Recorded data
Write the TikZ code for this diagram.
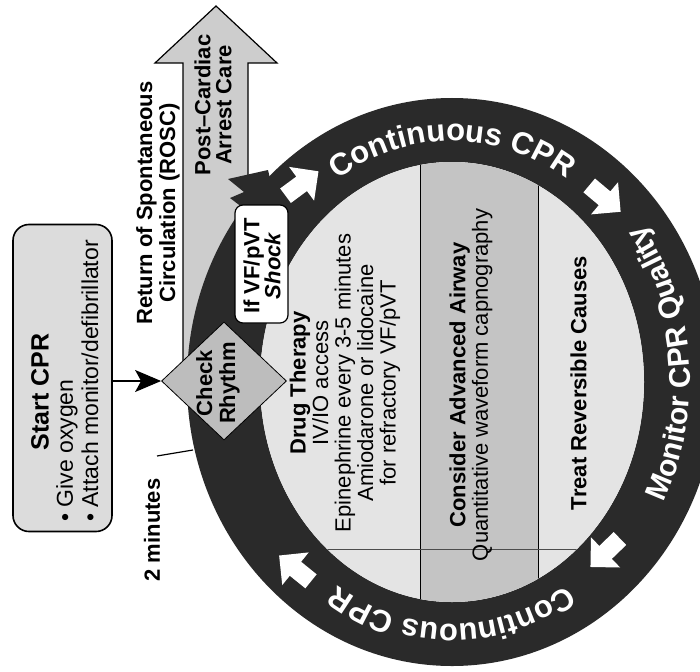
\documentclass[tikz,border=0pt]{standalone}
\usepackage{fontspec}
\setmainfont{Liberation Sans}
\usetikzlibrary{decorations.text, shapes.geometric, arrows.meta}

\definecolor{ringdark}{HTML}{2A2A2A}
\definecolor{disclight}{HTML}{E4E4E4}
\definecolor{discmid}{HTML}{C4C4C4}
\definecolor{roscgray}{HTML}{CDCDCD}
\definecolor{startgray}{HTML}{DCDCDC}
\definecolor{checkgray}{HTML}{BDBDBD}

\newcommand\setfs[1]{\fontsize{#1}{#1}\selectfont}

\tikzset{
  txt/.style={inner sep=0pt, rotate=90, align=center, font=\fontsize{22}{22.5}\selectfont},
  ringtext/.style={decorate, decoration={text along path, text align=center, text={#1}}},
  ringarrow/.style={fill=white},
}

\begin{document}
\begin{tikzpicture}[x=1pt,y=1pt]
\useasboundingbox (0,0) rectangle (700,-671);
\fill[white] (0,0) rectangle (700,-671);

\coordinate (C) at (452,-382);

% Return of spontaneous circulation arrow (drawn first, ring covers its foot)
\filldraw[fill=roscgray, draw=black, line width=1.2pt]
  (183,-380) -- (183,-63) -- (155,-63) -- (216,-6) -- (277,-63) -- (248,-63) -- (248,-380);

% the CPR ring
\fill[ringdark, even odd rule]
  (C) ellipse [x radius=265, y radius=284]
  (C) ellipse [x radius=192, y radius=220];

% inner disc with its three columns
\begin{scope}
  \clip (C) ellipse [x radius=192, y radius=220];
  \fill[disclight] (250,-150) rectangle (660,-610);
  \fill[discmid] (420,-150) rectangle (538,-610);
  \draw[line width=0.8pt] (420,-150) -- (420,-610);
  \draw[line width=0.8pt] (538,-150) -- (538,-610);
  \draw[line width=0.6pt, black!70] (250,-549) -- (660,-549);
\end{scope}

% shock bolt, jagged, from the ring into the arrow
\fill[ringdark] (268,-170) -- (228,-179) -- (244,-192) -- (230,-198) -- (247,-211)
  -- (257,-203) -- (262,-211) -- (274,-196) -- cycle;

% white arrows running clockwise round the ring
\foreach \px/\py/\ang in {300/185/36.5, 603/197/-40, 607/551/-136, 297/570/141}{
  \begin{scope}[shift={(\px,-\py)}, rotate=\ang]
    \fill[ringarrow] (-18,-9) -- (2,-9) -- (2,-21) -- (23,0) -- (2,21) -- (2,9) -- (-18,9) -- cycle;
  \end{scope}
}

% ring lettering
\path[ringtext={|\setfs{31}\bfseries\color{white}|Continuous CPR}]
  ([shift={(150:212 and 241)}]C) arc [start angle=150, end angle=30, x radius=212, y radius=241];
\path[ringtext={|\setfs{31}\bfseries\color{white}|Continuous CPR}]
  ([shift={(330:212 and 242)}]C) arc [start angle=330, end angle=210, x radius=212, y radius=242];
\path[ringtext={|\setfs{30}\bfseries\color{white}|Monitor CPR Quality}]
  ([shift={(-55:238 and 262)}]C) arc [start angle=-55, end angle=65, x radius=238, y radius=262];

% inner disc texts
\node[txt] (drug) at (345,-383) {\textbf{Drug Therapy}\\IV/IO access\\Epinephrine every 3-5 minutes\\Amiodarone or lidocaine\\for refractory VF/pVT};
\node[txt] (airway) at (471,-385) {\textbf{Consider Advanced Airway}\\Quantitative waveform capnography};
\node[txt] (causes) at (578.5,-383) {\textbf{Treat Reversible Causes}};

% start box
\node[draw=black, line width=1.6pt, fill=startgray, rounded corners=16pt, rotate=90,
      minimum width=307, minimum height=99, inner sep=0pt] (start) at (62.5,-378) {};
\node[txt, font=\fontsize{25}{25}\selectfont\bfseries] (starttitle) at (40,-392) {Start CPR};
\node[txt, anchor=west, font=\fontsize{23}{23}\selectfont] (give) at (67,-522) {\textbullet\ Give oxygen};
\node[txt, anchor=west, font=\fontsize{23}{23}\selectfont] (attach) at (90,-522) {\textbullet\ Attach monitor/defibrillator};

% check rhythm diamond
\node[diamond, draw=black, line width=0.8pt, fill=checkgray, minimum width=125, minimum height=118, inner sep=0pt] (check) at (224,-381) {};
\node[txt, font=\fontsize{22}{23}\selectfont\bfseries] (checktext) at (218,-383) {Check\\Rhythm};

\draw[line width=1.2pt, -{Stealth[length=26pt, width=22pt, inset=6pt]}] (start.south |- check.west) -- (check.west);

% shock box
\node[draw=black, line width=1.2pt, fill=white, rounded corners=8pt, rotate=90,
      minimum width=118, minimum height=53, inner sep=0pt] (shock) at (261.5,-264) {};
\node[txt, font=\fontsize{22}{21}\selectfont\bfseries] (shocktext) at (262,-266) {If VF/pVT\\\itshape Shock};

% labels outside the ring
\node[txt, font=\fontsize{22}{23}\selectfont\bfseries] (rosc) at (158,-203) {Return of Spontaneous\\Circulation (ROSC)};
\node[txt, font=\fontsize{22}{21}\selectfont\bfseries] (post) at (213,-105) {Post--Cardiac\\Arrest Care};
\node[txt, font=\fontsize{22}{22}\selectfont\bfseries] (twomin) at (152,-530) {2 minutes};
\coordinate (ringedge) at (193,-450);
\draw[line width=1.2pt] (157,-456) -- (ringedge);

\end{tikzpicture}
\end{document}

* * *

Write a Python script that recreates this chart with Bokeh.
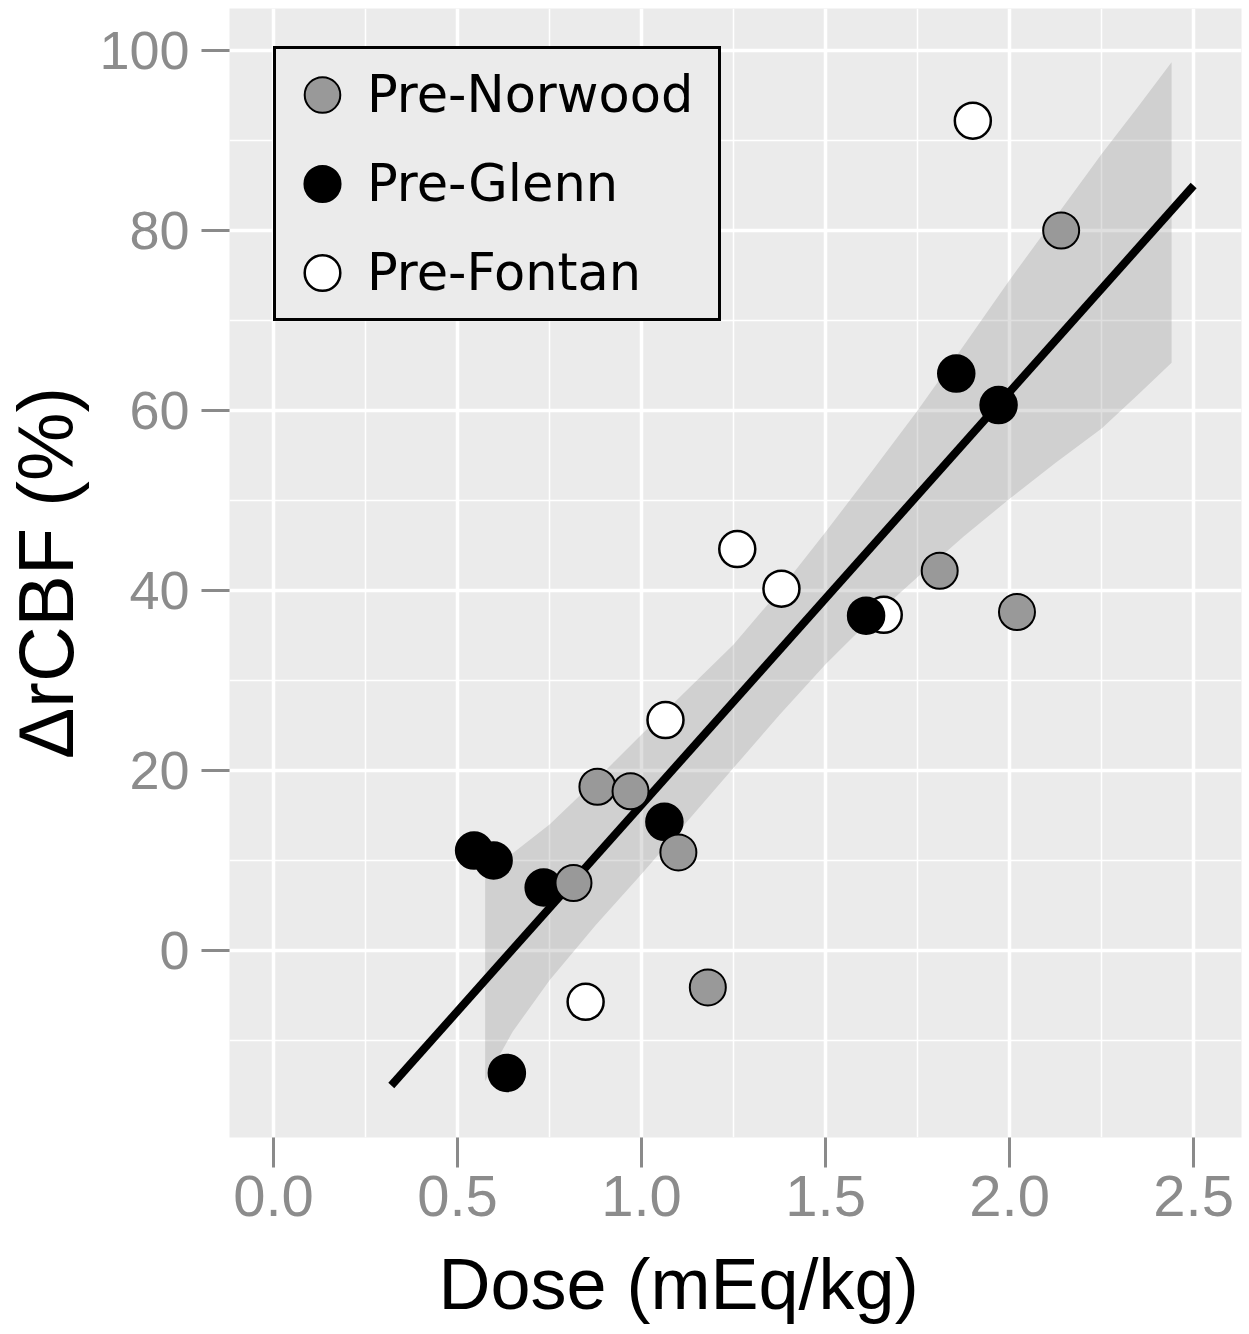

--

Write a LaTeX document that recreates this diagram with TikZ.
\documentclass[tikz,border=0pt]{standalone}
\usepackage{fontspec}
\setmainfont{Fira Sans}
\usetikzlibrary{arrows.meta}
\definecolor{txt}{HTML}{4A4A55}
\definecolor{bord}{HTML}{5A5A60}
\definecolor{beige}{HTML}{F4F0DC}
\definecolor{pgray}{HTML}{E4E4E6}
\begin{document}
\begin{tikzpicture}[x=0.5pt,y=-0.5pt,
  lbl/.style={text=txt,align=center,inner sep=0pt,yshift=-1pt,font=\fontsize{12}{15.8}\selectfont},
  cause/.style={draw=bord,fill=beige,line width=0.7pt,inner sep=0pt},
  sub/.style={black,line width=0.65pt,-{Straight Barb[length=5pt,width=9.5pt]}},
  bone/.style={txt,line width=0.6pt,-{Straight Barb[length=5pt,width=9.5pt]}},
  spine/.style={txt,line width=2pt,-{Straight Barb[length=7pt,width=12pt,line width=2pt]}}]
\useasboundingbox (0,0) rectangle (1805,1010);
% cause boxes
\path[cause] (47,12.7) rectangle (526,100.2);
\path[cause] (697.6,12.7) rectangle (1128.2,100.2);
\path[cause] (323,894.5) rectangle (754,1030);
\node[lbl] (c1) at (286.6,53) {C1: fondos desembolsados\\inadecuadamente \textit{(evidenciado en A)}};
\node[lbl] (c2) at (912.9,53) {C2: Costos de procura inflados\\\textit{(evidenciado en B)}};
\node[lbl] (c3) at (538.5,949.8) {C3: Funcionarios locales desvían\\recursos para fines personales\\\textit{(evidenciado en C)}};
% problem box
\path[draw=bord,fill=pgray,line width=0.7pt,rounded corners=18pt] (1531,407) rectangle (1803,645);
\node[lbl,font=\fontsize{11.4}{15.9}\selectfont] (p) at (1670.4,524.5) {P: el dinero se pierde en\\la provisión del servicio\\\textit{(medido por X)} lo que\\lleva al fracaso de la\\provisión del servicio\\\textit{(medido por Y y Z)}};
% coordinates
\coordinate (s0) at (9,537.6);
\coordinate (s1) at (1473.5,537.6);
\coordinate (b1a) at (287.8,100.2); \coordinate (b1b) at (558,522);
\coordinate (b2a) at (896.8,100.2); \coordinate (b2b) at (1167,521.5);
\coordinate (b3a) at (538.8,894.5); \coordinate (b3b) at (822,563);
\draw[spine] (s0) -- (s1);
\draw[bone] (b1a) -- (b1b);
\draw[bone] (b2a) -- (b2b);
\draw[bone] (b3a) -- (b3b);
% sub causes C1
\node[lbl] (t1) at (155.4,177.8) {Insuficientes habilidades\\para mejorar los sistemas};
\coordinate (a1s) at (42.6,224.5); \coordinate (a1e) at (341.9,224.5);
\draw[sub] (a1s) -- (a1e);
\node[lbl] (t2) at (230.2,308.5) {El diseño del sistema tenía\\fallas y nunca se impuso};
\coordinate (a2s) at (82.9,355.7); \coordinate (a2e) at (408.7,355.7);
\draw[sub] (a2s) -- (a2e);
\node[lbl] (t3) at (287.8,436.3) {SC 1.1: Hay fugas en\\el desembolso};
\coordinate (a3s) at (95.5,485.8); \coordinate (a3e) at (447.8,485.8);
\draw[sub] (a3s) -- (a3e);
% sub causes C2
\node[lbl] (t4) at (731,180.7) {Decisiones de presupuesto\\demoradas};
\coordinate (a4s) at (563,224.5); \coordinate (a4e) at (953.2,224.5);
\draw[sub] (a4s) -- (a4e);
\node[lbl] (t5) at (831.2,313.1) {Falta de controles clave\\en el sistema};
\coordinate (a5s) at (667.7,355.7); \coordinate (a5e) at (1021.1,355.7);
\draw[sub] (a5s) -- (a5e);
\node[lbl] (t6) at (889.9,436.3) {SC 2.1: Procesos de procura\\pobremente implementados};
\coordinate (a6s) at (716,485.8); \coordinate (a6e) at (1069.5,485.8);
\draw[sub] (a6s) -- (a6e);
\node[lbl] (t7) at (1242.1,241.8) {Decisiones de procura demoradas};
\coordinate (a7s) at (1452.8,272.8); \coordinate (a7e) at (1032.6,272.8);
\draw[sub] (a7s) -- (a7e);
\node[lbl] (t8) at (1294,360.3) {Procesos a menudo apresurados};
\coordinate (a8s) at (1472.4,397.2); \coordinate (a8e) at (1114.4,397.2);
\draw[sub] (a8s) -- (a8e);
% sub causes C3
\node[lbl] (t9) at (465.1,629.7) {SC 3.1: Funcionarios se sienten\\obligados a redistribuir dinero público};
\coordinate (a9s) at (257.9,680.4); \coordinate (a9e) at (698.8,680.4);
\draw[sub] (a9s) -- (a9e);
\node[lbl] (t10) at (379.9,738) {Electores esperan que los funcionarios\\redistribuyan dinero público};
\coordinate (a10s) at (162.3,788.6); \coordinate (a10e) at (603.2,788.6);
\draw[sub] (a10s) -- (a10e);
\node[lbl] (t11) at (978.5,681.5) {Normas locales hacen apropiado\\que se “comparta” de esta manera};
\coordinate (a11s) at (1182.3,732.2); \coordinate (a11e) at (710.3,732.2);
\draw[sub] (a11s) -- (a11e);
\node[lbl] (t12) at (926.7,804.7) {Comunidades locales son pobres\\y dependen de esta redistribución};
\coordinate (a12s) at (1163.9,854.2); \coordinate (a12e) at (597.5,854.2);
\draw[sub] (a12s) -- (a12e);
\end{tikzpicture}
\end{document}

Exercise task
Find all lines where the word "that" appears. Copy them.

Written response
Write a Python script that recreates this chart with Bokeh.
Write a LaTeX document that recreates this diagram with TikZ.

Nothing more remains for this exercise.